-------- Material supplied

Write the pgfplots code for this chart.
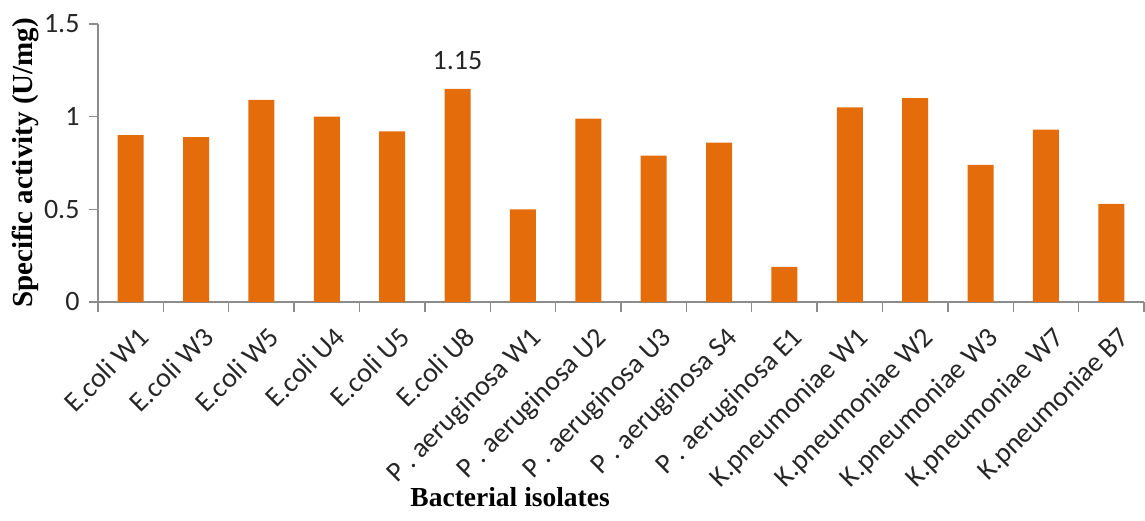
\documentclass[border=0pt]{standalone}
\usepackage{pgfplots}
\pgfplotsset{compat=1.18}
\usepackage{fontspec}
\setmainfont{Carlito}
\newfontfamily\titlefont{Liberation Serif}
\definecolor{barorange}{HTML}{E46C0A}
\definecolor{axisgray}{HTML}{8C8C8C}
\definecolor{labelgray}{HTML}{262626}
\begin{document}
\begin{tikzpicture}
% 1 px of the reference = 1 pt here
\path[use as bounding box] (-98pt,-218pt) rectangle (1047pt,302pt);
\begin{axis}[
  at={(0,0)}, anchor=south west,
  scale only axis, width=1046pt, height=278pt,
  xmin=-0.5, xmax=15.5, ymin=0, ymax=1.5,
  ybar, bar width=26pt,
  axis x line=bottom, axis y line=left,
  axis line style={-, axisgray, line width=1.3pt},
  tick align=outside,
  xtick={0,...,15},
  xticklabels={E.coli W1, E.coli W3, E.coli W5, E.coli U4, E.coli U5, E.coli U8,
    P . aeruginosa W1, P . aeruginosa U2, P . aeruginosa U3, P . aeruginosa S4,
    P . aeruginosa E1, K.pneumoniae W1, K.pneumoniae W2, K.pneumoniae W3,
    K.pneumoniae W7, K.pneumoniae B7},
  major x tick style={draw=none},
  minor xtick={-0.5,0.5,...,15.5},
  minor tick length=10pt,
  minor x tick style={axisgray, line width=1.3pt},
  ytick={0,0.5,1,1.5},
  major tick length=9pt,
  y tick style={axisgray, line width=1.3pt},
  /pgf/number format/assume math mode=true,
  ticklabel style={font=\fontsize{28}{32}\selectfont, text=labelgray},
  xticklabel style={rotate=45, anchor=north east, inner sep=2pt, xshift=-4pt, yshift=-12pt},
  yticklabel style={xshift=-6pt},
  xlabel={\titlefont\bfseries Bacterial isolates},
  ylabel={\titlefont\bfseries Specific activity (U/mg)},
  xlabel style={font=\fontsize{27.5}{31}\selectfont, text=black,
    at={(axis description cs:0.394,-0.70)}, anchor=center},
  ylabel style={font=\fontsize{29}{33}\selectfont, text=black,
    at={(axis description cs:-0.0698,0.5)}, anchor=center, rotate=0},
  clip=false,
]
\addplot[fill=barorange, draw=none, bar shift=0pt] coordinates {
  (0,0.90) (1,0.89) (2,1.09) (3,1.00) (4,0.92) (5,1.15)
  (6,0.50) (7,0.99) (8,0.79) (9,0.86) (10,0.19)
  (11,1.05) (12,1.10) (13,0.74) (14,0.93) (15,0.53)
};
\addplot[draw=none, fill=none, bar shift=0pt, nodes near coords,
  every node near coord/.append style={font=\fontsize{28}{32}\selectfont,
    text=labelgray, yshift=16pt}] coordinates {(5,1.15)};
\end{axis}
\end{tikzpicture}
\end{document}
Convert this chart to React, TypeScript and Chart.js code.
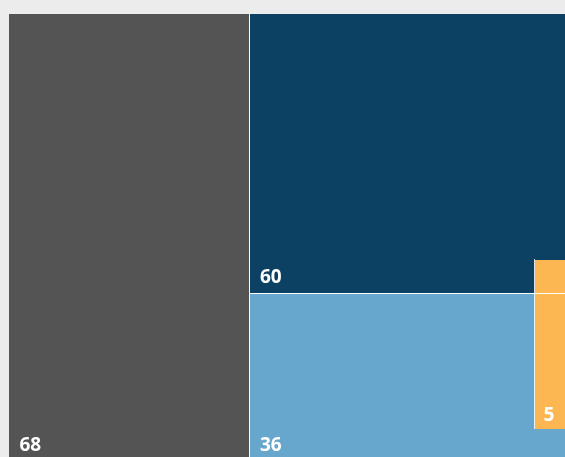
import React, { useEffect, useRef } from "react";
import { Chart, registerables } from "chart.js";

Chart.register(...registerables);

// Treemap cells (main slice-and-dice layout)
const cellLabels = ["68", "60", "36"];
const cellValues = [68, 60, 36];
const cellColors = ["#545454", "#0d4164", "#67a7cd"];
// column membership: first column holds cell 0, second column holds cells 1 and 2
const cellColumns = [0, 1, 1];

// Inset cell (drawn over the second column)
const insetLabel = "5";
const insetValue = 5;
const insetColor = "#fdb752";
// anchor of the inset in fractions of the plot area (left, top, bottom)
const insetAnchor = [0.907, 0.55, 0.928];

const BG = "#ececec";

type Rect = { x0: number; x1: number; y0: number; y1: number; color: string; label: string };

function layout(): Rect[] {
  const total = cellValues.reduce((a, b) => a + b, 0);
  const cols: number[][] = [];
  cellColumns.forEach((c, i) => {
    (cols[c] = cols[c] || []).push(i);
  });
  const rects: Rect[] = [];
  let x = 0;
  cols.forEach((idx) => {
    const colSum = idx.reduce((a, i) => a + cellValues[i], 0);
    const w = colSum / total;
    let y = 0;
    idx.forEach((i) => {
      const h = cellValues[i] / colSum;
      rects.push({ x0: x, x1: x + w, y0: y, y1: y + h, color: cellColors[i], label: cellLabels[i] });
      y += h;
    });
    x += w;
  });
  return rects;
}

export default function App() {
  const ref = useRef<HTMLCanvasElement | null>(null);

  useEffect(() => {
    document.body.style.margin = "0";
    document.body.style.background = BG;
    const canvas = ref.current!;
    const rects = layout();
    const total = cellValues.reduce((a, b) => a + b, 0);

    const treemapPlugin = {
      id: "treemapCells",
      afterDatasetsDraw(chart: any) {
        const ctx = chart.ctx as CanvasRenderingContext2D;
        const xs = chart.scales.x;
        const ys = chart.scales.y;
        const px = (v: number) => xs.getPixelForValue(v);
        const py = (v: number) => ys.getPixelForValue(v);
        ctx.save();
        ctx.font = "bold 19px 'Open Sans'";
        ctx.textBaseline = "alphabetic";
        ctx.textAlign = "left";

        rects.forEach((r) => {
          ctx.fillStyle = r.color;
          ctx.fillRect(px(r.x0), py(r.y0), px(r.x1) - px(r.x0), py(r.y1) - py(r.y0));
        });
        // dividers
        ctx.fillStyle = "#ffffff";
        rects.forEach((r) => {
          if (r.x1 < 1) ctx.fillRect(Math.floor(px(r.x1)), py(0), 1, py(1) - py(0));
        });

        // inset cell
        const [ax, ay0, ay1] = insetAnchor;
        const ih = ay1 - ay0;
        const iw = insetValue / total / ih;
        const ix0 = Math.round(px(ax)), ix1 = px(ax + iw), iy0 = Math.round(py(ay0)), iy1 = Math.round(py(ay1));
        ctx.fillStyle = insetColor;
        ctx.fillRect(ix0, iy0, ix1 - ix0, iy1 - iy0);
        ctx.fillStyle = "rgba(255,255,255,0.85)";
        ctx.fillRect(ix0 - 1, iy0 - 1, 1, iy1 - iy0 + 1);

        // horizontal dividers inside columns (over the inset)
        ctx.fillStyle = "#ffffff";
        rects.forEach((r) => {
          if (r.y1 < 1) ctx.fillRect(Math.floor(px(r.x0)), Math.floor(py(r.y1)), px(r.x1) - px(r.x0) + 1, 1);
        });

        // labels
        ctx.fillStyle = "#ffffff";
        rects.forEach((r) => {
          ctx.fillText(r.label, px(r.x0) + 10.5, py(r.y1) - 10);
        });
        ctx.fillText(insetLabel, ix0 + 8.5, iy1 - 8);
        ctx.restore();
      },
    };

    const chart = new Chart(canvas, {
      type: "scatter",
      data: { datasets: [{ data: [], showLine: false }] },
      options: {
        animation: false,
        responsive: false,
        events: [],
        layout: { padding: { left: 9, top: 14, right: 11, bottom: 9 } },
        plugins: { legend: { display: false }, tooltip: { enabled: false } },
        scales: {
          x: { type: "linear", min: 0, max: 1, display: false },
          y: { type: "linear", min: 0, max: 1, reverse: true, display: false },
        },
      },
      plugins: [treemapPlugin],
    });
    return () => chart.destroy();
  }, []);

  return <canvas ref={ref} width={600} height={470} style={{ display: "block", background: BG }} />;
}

----------------

What to produce: Take every line that includes the string "code" and copy it.

Task response:
Write the pgfplots code for this chart.
Convert this chart to React, TypeScript and Chart.js code.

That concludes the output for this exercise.